[INFORMATION SUPPLIED]
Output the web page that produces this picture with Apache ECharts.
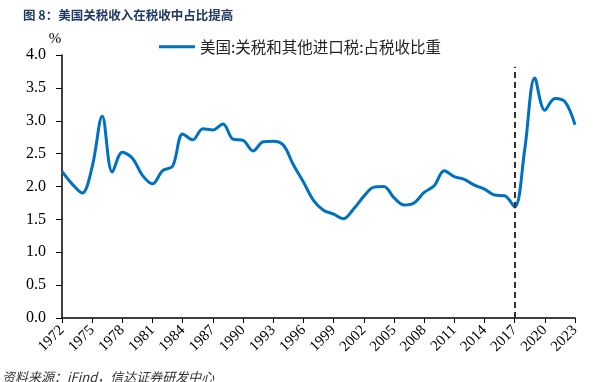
<!DOCTYPE html>
<html>
<head>
<meta charset="utf-8">
<script src="https://cdn.jsdelivr.net/npm/echarts@6/dist/echarts.min.js"></script>
<style>
  html, body { margin: 0; padding: 0; background: #fff; }
  #chart { width: 604px; height: 382px; }
</style>
</head>
<body>
<div id="chart"></div>
<script>
// 年份
const years = [];
for (let y = 1972; y <= 2023; y++) years.push(String(y));

// 美国:关税和其他进口税:占税收比重 (%)
const shareValues = [
  2.23, 2.04, 1.90, 2.30, 3.07, 2.22, 2.52, 2.43, 2.17, 2.04,
  2.24, 2.31, 2.80, 2.71, 2.88, 2.86, 2.95, 2.72, 2.70, 2.54,
  2.68, 2.69, 2.63, 2.33, 2.07, 1.79, 1.64, 1.58, 1.51, 1.66,
  1.85, 1.99, 2.00, 1.83, 1.72, 1.75, 1.91, 2.01, 2.24, 2.15,
  2.11, 2.02, 1.96, 1.87, 1.86, 1.69, 2.56, 3.65, 3.16, 3.34,
  3.29, 2.94
];

const markYear = '2017';
const serif = '"Liberation Serif", "Times New Roman", serif';
const cjk = '"Noto Sans CJK SC", sans-serif';

const chart = echarts.init(document.getElementById('chart'));

chart.setOption({
  animation: false,
  title: {
    text: '图 8：美国关税收入在税收中占比提高',
    left: 18,
    top: 4,
    textStyle: { fontFamily: cjk, fontSize: 12.5, fontWeight: 'bold', color: '#1F3864' }
  },
  legend: {
    left: 154,
    top: 34,
    icon: 'rect',
    itemWidth: 36,
    itemHeight: 3,
    itemGap: 4,
    textStyle: { fontFamily: cjk, fontSize: 15.5, color: '#222' }
  },
  grid: { left: 62, right: 29, top: 55, bottom: 64, containLabel: false },
  xAxis: {
    type: 'category',
    data: years,
    boundaryGap: false,
    axisLine: { lineStyle: { color: '#000', width: 1.5 } },
    axisTick: { interval: 2, length: 5, lineStyle: { color: '#000' } },
    axisLabel: {
      interval: 2,
      rotate: 45,
      margin: 10,
      fontFamily: serif,
      fontSize: 15,
      color: '#000'
    },
    splitLine: { show: false }
  },
  yAxis: {
    type: 'value',
    min: 0,
    max: 4,
    interval: 0.5,
    name: '%',
    nameLocation: 'end',
    nameGap: 8,
    nameTextStyle: { fontFamily: serif, fontSize: 15, color: '#000', padding: [0, 14, 0, 0] },
    axisLine: { show: true, lineStyle: { color: '#000', width: 1.5 } },
    axisTick: { show: true, length: 6, lineStyle: { color: '#000' } },
    axisLabel: {
      margin: 16,
      fontFamily: serif,
      fontSize: 16,
      color: '#000',
      formatter: v => v.toFixed(1)
    },
    splitLine: { show: false }
  },
  series: [{
    name: '美国:关税和其他进口税:占税收比重',
    type: 'line',
    data: shareValues,
    smooth: 0.35,
    symbol: 'none',
    lineStyle: { color: '#0070C0', width: 3 },
    itemStyle: { color: '#0070C0' },
    markLine: {
      silent: true,
      symbol: 'none',
      label: { show: false },
      lineStyle: { color: '#333', type: [6, 4], width: 2 },
      data: [[{ coord: [markYear, 0] }, { coord: [markYear, 3.82] }]]
    }
  }],
  graphic: [{
    type: 'text',
    left: 2,
    top: 371,
    style: {
      text: '资料来源：iFind，信达证券研发中心',
      fontFamily: cjk,
      fontSize: 13,
      fontStyle: 'italic',
      fill: '#333'
    }
  }]
});
</script>
</body>
</html>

[STATED PROBLEM] Repeat the data above exactly, but not the pictures.

[COMPLETED EXERCISE]
Output the web page that produces this picture with Apache ECharts.
<!DOCTYPE html>
<html>
<head>
<meta charset="utf-8">
<script src="https://cdn.jsdelivr.net/npm/echarts@6/dist/echarts.min.js"></script>
<style>
  html, body { margin: 0; padding: 0; background: #fff; }
  #chart { width: 604px; height: 382px; }
</style>
</head>
<body>
<div id="chart"></div>
<script>
// 年份
const years = [];
for (let y = 1972; y <= 2023; y++) years.push(String(y));

// 美国:关税和其他进口税:占税收比重 (%)
const shareValues = [
  2.23, 2.04, 1.90, 2.30, 3.07, 2.22, 2.52, 2.43, 2.17, 2.04,
  2.24, 2.31, 2.80, 2.71, 2.88, 2.86, 2.95, 2.72, 2.70, 2.54,
  2.68, 2.69, 2.63, 2.33, 2.07, 1.79, 1.64, 1.58, 1.51, 1.66,
  1.85, 1.99, 2.00, 1.83, 1.72, 1.75, 1.91, 2.01, 2.24, 2.15,
  2.11, 2.02, 1.96, 1.87, 1.86, 1.69, 2.56, 3.65, 3.16, 3.34,
  3.29, 2.94
];

const markYear = '2017';
const serif = '"Liberation Serif", "Times New Roman", serif';
const cjk = '"Noto Sans CJK SC", sans-serif';

const chart = echarts.init(document.getElementById('chart'));

chart.setOption({
  animation: false,
  title: {
    text: '图 8：美国关税收入在税收中占比提高',
    left: 18,
    top: 4,
    textStyle: { fontFamily: cjk, fontSize: 12.5, fontWeight: 'bold', color: '#1F3864' }
  },
  legend: {
    left: 154,
    top: 34,
    icon: 'rect',
    itemWidth: 36,
    itemHeight: 3,
    itemGap: 4,
    textStyle: { fontFamily: cjk, fontSize: 15.5, color: '#222' }
  },
  grid: { left: 62, right: 29, top: 55, bottom: 64, containLabel: false },
  xAxis: {
    type: 'category',
    data: years,
    boundaryGap: false,
    axisLine: { lineStyle: { color: '#000', width: 1.5 } },
    axisTick: { interval: 2, length: 5, lineStyle: { color: '#000' } },
    axisLabel: {
      interval: 2,
      rotate: 45,
      margin: 10,
      fontFamily: serif,
      fontSize: 15,
      color: '#000'
    },
    splitLine: { show: false }
  },
  yAxis: {
    type: 'value',
    min: 0,
    max: 4,
    interval: 0.5,
    name: '%',
    nameLocation: 'end',
    nameGap: 8,
    nameTextStyle: { fontFamily: serif, fontSize: 15, color: '#000', padding: [0, 14, 0, 0] },
    axisLine: { show: true, lineStyle: { color: '#000', width: 1.5 } },
    axisTick: { show: true, length: 6, lineStyle: { color: '#000' } },
    axisLabel: {
      margin: 16,
      fontFamily: serif,
      fontSize: 16,
      color: '#000',
      formatter: v => v.toFixed(1)
    },
    splitLine: { show: false }
  },
  series: [{
    name: '美国:关税和其他进口税:占税收比重',
    type: 'line',
    data: shareValues,
    smooth: 0.35,
    symbol: 'none',
    lineStyle: { color: '#0070C0', width: 3 },
    itemStyle: { color: '#0070C0' },
    markLine: {
      silent: true,
      symbol: 'none',
      label: { show: false },
      lineStyle: { color: '#333', type: [6, 4], width: 2 },
      data: [[{ coord: [markYear, 0] }, { coord: [markYear, 3.82] }]]
    }
  }],
  graphic: [{
    type: 'text',
    left: 2,
    top: 371,
    style: {
      text: '资料来源：iFind，信达证券研发中心',
      fontFamily: cjk,
      fontSize: 13,
      fontStyle: 'italic',
      fill: '#333'
    }
  }]
});
</script>
</body>
</html>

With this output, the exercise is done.